WKU English Department to host annual ENG 100 & 200 Conference
- Author: Dillon Miller
- Author: Thursday, March 21st, 2019
The English Department seeks submissions for its annual English 100 & 200 conference to be held on Thursday, April 18th at 4 PM in Cherry Hall 125. The goal of this conference is to celebrate the strong writing produced in ENG 100 and 200 classes. Submissions should be emailed to firstname.lastname@example.org no later than Friday, March 29th.
Students are given the opportunity to take work they have written for either of these classes and to submit it to a board of faculty. If selected, students then read their papers to a group of peers and faculty before the floor is opened to questions. Dr. Jane Fife also notes that this conference also “gives faculty a little more to smile about and enjoy instead of thinking about those classes in terms of all the stacks of paper they have to grade.”
While the conference used to have special themes involved with submissions, it is now open-ended to whatever topics students have written about in their classes.
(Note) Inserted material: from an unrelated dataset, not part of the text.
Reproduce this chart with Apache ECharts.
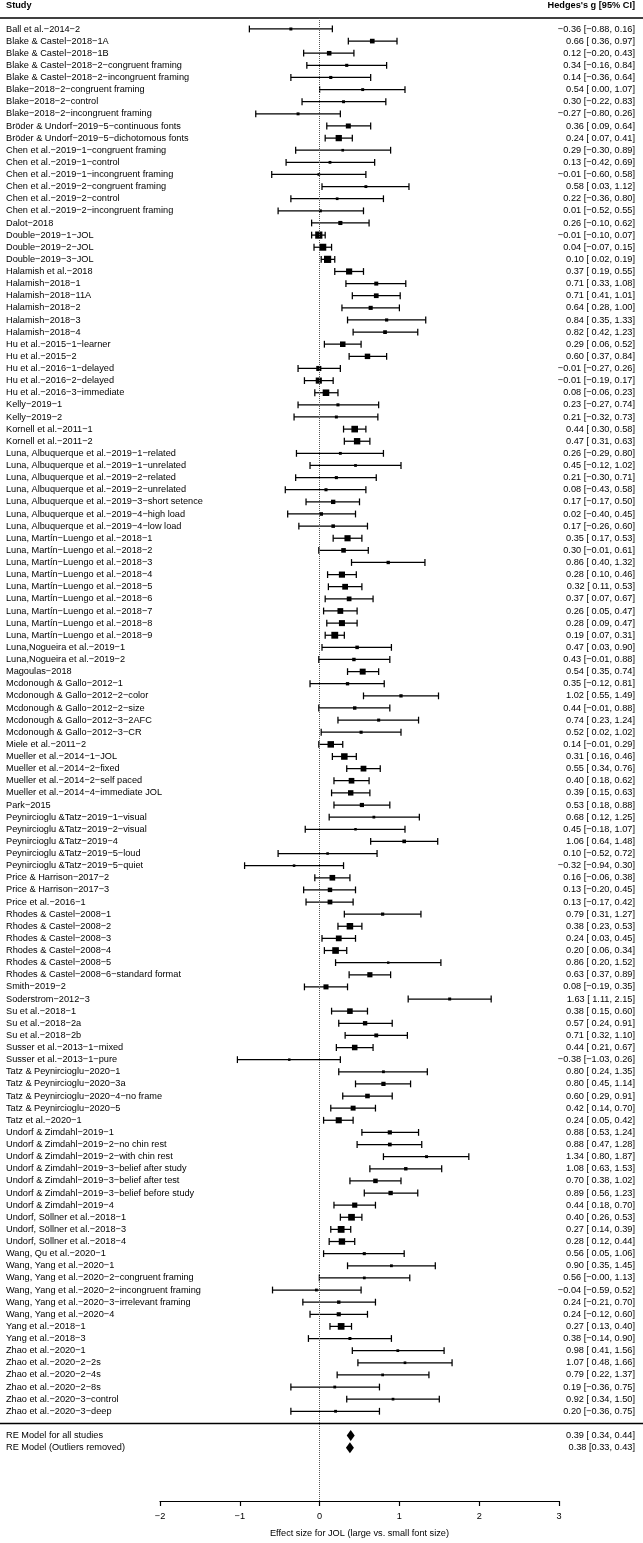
<!DOCTYPE html>
<html>
<head>
<meta charset="utf-8">
<script src="https://cdn.jsdelivr.net/npm/echarts@6/dist/echarts.min.js"></script>
<style>
html, body { margin: 0; padding: 0; background: #fff; }
#main { width: 643px; height: 1543px; }
</style>
</head>
<body>
<div id="main"></div>
<script>
// study labels, top to bottom
var studies = [
	'Ball et al.-2014-2',
	'Blake & Castel-2018-1A',
	'Blake & Castel-2018-1B',
	'Blake & Castel-2018-2-congruent framing',
	'Blake & Castel-2018-2-incongruent framing',
	'Blake-2018-2-congruent framing',
	'Blake-2018-2-control',
	'Blake-2018-2-incongruent framing',
	'Bröder & Undorf-2019-5-continuous fonts',
	'Bröder & Undorf-2019-5-dichotomous fonts',
	'Chen et al.-2019-1-congruent framing',
	'Chen et al.-2019-1-control',
	'Chen et al.-2019-1-incongruent framing',
	'Chen et al.-2019-2-congruent framing',
	'Chen et al.-2019-2-control',
	'Chen et al.-2019-2-incongruent framing',
	'Dalot-2018',
	'Double-2019-1-JOL',
	'Double-2019-2-JOL',
	'Double-2019-3-JOL',
	'Halamish et al.-2018',
	'Halamish-2018-1',
	'Halamish-2018-11A',
	'Halamish-2018-2',
	'Halamish-2018-3',
	'Halamish-2018-4',
	'Hu et al.-2015-1-learner',
	'Hu et al.-2015-2',
	'Hu et al.-2016-1-delayed',
	'Hu et al.-2016-2-delayed',
	'Hu et al.-2016-3-immediate',
	'Kelly-2019-1',
	'Kelly-2019-2',
	'Kornell et al.-2011-1',
	'Kornell et al.-2011-2',
	'Luna, Albuquerque et al.-2019-1-related',
	'Luna, Albuquerque et al.-2019-1-unrelated',
	'Luna, Albuquerque et al.-2019-2-related',
	'Luna, Albuquerque et al.-2019-2-unrelated',
	'Luna, Albuquerque et al.-2019-3-short setence',
	'Luna, Albuquerque et al.-2019-4-high load',
	'Luna, Albuquerque et al.-2019-4-low load',
	'Luna, Martín-Luengo et al.-2018-1',
	'Luna, Martín-Luengo et al.-2018-2',
	'Luna, Martín-Luengo et al.-2018-3',
	'Luna, Martín-Luengo et al.-2018-4',
	'Luna, Martín-Luengo et al.-2018-5',
	'Luna, Martín-Luengo et al.-2018-6',
	'Luna, Martín-Luengo et al.-2018-7',
	'Luna, Martín-Luengo et al.-2018-8',
	'Luna, Martín-Luengo et al.-2018-9',
	'Luna,Nogueira et al.-2019-1',
	'Luna,Nogueira et al.-2019-2',
	'Magoulas-2018',
	'Mcdonough & Gallo-2012-1',
	'Mcdonough & Gallo-2012-2-color',
	'Mcdonough & Gallo-2012-2-size',
	'Mcdonough & Gallo-2012-3-2AFC',
	'Mcdonough & Gallo-2012-3-CR',
	'Miele et al.-2011-2',
	'Mueller et al.-2014-1-JOL',
	'Mueller et al.-2014-2-fixed',
	'Mueller et al.-2014-2-self paced',
	'Mueller et al.-2014-4-immediate JOL',
	'Park-2015',
	'Peynircioglu &Tatz-2019-1-visual',
	'Peynircioglu &Tatz-2019-2-visual',
	'Peynircioglu &Tatz-2019-4',
	'Peynircioglu &Tatz-2019-5-loud',
	'Peynircioglu &Tatz-2019-5-quiet',
	'Price & Harrison-2017-2',
	'Price & Harrison-2017-3',
	'Price et al.-2016-1',
	'Rhodes & Castel-2008-1',
	'Rhodes & Castel-2008-2',
	'Rhodes & Castel-2008-3',
	'Rhodes & Castel-2008-4',
	'Rhodes & Castel-2008-5',
	'Rhodes & Castel-2008-6-standard format',
	'Smith-2019-2',
	'Soderstrom-2012-3',
	'Su et al.-2018-1',
	'Su et al.-2018-2a',
	'Su et al.-2018-2b',
	'Susser et al.-2013-1-mixed',
	'Susser et al.-2013-1-pure',
	'Tatz & Peynircioglu-2020-1',
	'Tatz & Peynircioglu-2020-3a',
	'Tatz & Peynircioglu-2020-4-no frame',
	'Tatz & Peynircioglu-2020-5',
	'Tatz et al.-2020-1',
	'Undorf & Zimdahl-2019-1',
	'Undorf & Zimdahl-2019-2-no chin rest',
	'Undorf & Zimdahl-2019-2-with chin rest',
	'Undorf & Zimdahl-2019-3-belief after study',
	'Undorf & Zimdahl-2019-3-belief after test',
	'Undorf & Zimdahl-2019-3-belief before study',
	'Undorf & Zimdahl-2019-4',
	'Undorf, Söllner et al.-2018-1',
	'Undorf, Söllner et al.-2018-3',
	'Undorf, Söllner et al.-2018-4',
	'Wang, Qu et al.-2020-1',
	'Wang, Yang et al.-2020-1',
	'Wang, Yang et al.-2020-2-congruent framing',
	'Wang, Yang et al.-2020-2-incongruent framing',
	'Wang, Yang et al.-2020-3-irrelevant framing',
	'Wang, Yang et al.-2020-4',
	'Yang et al.-2018-1',
	'Yang et al.-2018-3',
	'Zhao et al.-2020-1',
	'Zhao et al.-2020-2-2s',
	'Zhao et al.-2020-2-4s',
	'Zhao et al.-2020-2-8s',
	'Zhao et al.-2020-3-control',
	'Zhao et al.-2020-3-deep'
];

// Hedges's g and 95% CI
var est = [
	-0.36, 0.66, 0.12, 0.34, 0.14, 0.54, 0.30, -0.27, 0.36, 0.24,
	0.29, 0.13, -0.01, 0.58, 0.22, 0.01, 0.26, -0.01, 0.04, 0.10,
	0.37, 0.71, 0.71, 0.64, 0.84, 0.82, 0.29, 0.60, -0.01, -0.01,
	0.08, 0.23, 0.21, 0.44, 0.47, 0.26, 0.45, 0.21, 0.08, 0.17,
	0.02, 0.17, 0.35, 0.30, 0.86, 0.28, 0.32, 0.37, 0.26, 0.28,
	0.19, 0.47, 0.43, 0.54, 0.35, 1.02, 0.44, 0.74, 0.52, 0.14,
	0.31, 0.55, 0.40, 0.39, 0.53, 0.68, 0.45, 1.06, 0.10, -0.32,
	0.16, 0.13, 0.13, 0.79, 0.38, 0.24, 0.20, 0.86, 0.63, 0.08,
	1.63, 0.38, 0.57, 0.71, 0.44, -0.38, 0.80, 0.80, 0.60, 0.42,
	0.24, 0.88, 0.88, 1.34, 1.08, 0.70, 0.89, 0.44, 0.40, 0.27,
	0.28, 0.56, 0.90, 0.56, -0.04, 0.24, 0.24, 0.27, 0.38, 0.98,
	1.07, 0.79, 0.19, 0.92, 0.20
];
var lower = [
	-0.88, 0.36, -0.20, -0.16, -0.36, 0.00, -0.22, -0.80, 0.09, 0.07,
	-0.30, -0.42, -0.60, 0.03, -0.36, -0.52, -0.10, -0.10, -0.07, 0.02,
	0.19, 0.33, 0.41, 0.28, 0.35, 0.42, 0.06, 0.37, -0.27, -0.19,
	-0.06, -0.27, -0.32, 0.30, 0.31, -0.29, -0.12, -0.30, -0.43, -0.17,
	-0.40, -0.26, 0.17, -0.01, 0.40, 0.10, 0.11, 0.07, 0.05, 0.09,
	0.07, 0.03, -0.01, 0.35, -0.12, 0.55, -0.01, 0.23, 0.02, -0.01,
	0.16, 0.34, 0.18, 0.15, 0.18, 0.12, -0.18, 0.64, -0.52, -0.94,
	-0.06, -0.20, -0.17, 0.31, 0.23, 0.03, 0.06, 0.20, 0.37, -0.19,
	1.11, 0.15, 0.24, 0.32, 0.21, -1.03, 0.24, 0.45, 0.29, 0.14,
	0.05, 0.53, 0.47, 0.80, 0.63, 0.38, 0.56, 0.18, 0.26, 0.14,
	0.12, 0.05, 0.35, -0.003, -0.59, -0.21, -0.12, 0.13, -0.14, 0.41,
	0.48, 0.22, -0.36, 0.34, -0.36
];
var upper = [
	0.16, 0.97, 0.43, 0.84, 0.64, 1.07, 0.83, 0.26, 0.64, 0.41,
	0.89, 0.69, 0.58, 1.12, 0.80, 0.55, 0.62, 0.07, 0.15, 0.19,
	0.55, 1.08, 1.01, 1.00, 1.33, 1.23, 0.52, 0.84, 0.26, 0.17,
	0.23, 0.74, 0.73, 0.58, 0.63, 0.80, 1.02, 0.71, 0.58, 0.50,
	0.45, 0.60, 0.53, 0.61, 1.32, 0.46, 0.53, 0.67, 0.47, 0.47,
	0.31, 0.90, 0.88, 0.74, 0.81, 1.49, 0.88, 1.24, 1.02, 0.29,
	0.46, 0.76, 0.62, 0.63, 0.88, 1.25, 1.07, 1.48, 0.72, 0.30,
	0.38, 0.45, 0.42, 1.27, 0.53, 0.45, 0.34, 1.52, 0.89, 0.35,
	2.15, 0.60, 0.91, 1.10, 0.67, 0.26, 1.35, 1.14, 0.91, 0.70,
	0.42, 1.24, 1.28, 1.87, 1.53, 1.02, 1.23, 0.70, 0.53, 0.39,
	0.44, 1.06, 1.45, 1.13, 0.52, 0.70, 0.60, 0.40, 0.90, 1.56,
	1.66, 1.37, 0.75, 1.50, 0.75
];

// pooled estimates
var summaryLabels = ['RE Model for all studies', 'RE Model (Outliers removed)'];
var summaryEst = [0.39, 0.38];
var summaryLower = [0.34, 0.33];
var summaryUpper = [0.44, 0.43];
var summaryText = ['0.39 [ 0.34, 0.44]', '0.38 [0.33, 0.43]'];

var FONT = '"Liberation Sans", Arial, Helvetica, sans-serif';
var FS = 9.2;
var MINUS = '\u2212';

function num(v) {
	return (v < 0 ? MINUS : '') + Math.abs(v).toFixed(2);
}
function ciText(e, l, u) {
	return num(e) + ' [' + (l < 0 ? '' : ' ') + num(l) + ', ' + num(u) + ']';
}

// box size from random-effects weight (like metafor's psize, 0.5..1.5)
var TAU2 = 0.03;
var wts = lower.map(function (l, i) {
	var se = (upper[i] - l) / 3.92;
	return 1 / (se * se + TAU2);
});
var wMin = Math.min.apply(null, wts);
var wMax = Math.max.apply(null, wts);
function boxSize(i) {
	var ps = 0.5 + (wts[i] - wMin) / (wMax - wMin);
	return 4.8 * ps;
}

var studyData = est.map(function (e, i) {
	return [e, lower[i], upper[i], i];
});
var nStudies = studies.length;
var summaryData = summaryEst.map(function (e, i) {
	return [e, summaryLower[i], summaryUpper[i], nStudies + 1 + i];
});

function txt(text, x, y, align, bold) {
	return {
		type: 'text',
		style: {
			text: text, x: x, y: y, fill: '#000',
			fontSize: FS, fontFamily: FONT, fontWeight: bold ? 'bold' : 'normal',
			align: align, verticalAlign: 'middle'
		}
	};
}

function renderStudy(params, api) {
	var i = params.dataIndex;
	var y = api.coord([0, api.value(3)])[1];
	var xe = api.coord([api.value(0), 0])[0];
	var xl = api.coord([api.value(1), 0])[0];
	var xu = api.coord([api.value(2), 0])[0];
	var s = boxSize(i);
	var ls = { stroke: '#000', lineWidth: 1.25 };
	return {
		type: 'group',
		children: [
			{ type: 'line', shape: { x1: xl, y1: y, x2: xu, y2: y }, style: ls },
			{ type: 'line', shape: { x1: xl, y1: y - 3.4, x2: xl, y2: y + 3.4 }, style: ls },
			{ type: 'line', shape: { x1: xu, y1: y - 3.4, x2: xu, y2: y + 3.4 }, style: ls },
			{ type: 'rect', shape: { x: xe - s / 2, y: y - s / 2, width: s, height: s }, style: { fill: '#000' } },
			txt(studies[i].replace(/-/g, MINUS), 6, y, 'left'),
			txt(ciText(est[i], lower[i], upper[i]), 635, y, 'right')
		]
	};
}

function renderSummary(params, api) {
	var i = params.dataIndex;
	var y = api.coord([0, api.value(3)])[1];
	var xe = api.coord([api.value(0), 0])[0];
	var xl = api.coord([api.value(1), 0])[0];
	var xu = api.coord([api.value(2), 0])[0];
	return {
		type: 'group',
		children: [
			{
				type: 'polygon',
				shape: { points: [[xl, y], [xe, y - 5.5], [xu, y], [xe, y + 5.5]] },
				style: { fill: '#000' }
			},
			txt(summaryLabels[i], 6, y, 'left'),
			txt(summaryText[i], 635, y, 'right')
		]
	};
}

var chart = echarts.init(document.getElementById('main'), null, { renderer: 'canvas' });

chart.setOption({
	animation: false,
	backgroundColor: '#fff',
	grid: { left: 160, right: 84, top: 18, bottom: 39 },
	xAxis: {
		type: 'value',
		position: 'bottom',
		min: -2,
		max: 3,
		interval: 1,
		splitLine: { show: false },
		axisLine: { show: true, onZero: false, lineStyle: { color: '#000', width: 1.2 } },
		axisTick: { show: true, inside: false, length: 5, lineStyle: { color: '#000', width: 1.2 } },
		axisLabel: {
			color: '#000', fontSize: FS, fontFamily: FONT, margin: 11,
			formatter: function (v) { return (v < 0 ? MINUS : '') + Math.abs(v); }
		},
		name: 'Effect size for JOL (large vs. small font size)',
		nameLocation: 'middle',
		nameGap: 28,
		nameTextStyle: { color: '#000', fontSize: FS, fontFamily: FONT }
	},
	yAxis: {
		type: 'value',
		inverse: true,
		min: -0.905,
		max: 121.4,
		show: false
	},
	series: [
		{
			type: 'line',
			data: [],
			markLine: {
				silent: true,
				symbol: 'none',
				label: { show: false },
				lineStyle: { color: '#555', type: 'dotted', width: 1 },
				data: [{ xAxis: 0 }]
			}
		},
		{
			type: 'custom',
			clip: false,
			renderItem: renderStudy,
			encode: { x: [0, 1, 2], y: 3 },
			data: studyData
		},
		{
			type: 'custom',
			clip: false,
			renderItem: renderSummary,
			encode: { x: [0, 1, 2], y: 3 },
			data: summaryData
		}
	]
});

// header and rules
var sepY = chart.convertToPixel({ yAxisIndex: 0 }, nStudies);
chart.setOption({
	graphic: [
		{ type: 'text', left: 6, top: 1, style: { text: 'Study', fill: '#000', fontSize: FS, fontFamily: FONT, fontWeight: 'bold' } },
		{ type: 'text', right: 8, top: 1, style: { text: "Hedges's g [95% CI]", fill: '#000', fontSize: FS, fontFamily: FONT, fontWeight: 'bold' } },
		{ type: 'line', shape: { x1: 0, y1: 18, x2: 643, y2: 18 }, style: { stroke: '#000', lineWidth: 1.5 } },
		{ type: 'line', shape: { x1: 0, y1: sepY, x2: 643, y2: sepY }, style: { stroke: '#000', lineWidth: 1.5 } }
	]
});
</script>
</body>
</html>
Students have written about love, politics, environment, and even monsters in the past. One thing that all the papers presented have in common, however, is their exhibition of great writing and voice.
“I think lots of times, in addition to smart ideas and interesting insight, there’s often a distinctive voice,” says Dr. Fife. “Often there’s something that’s striking in terms of an idea or an approach.”
Dr. Fife also notes that this conference gives students the opportunity to feel good about their work and to see writing in a new light beyond the constrictions of the classroom.
“I think there’s something else we hope for in students’ papers, something that raises the bar beyond just fulfilling the assignment well,” Dr. Fife explains. “The best work gives readers something enjoyable to read and that they will remember for a while.”
Students in ENG 100 or 200 are encouraged to submit any paper that they see as exceptional or that they are proud of. Dr. Fife explains that students sometimes look at their papers and recognize that they have written memorable work; this experience may be a good sign that the paper is conference-worthy.
“If you feel like that the paper hits some mark beyond the mundane expectations of fulfilling the assignment, it may have that extra something special that might engage an audience.”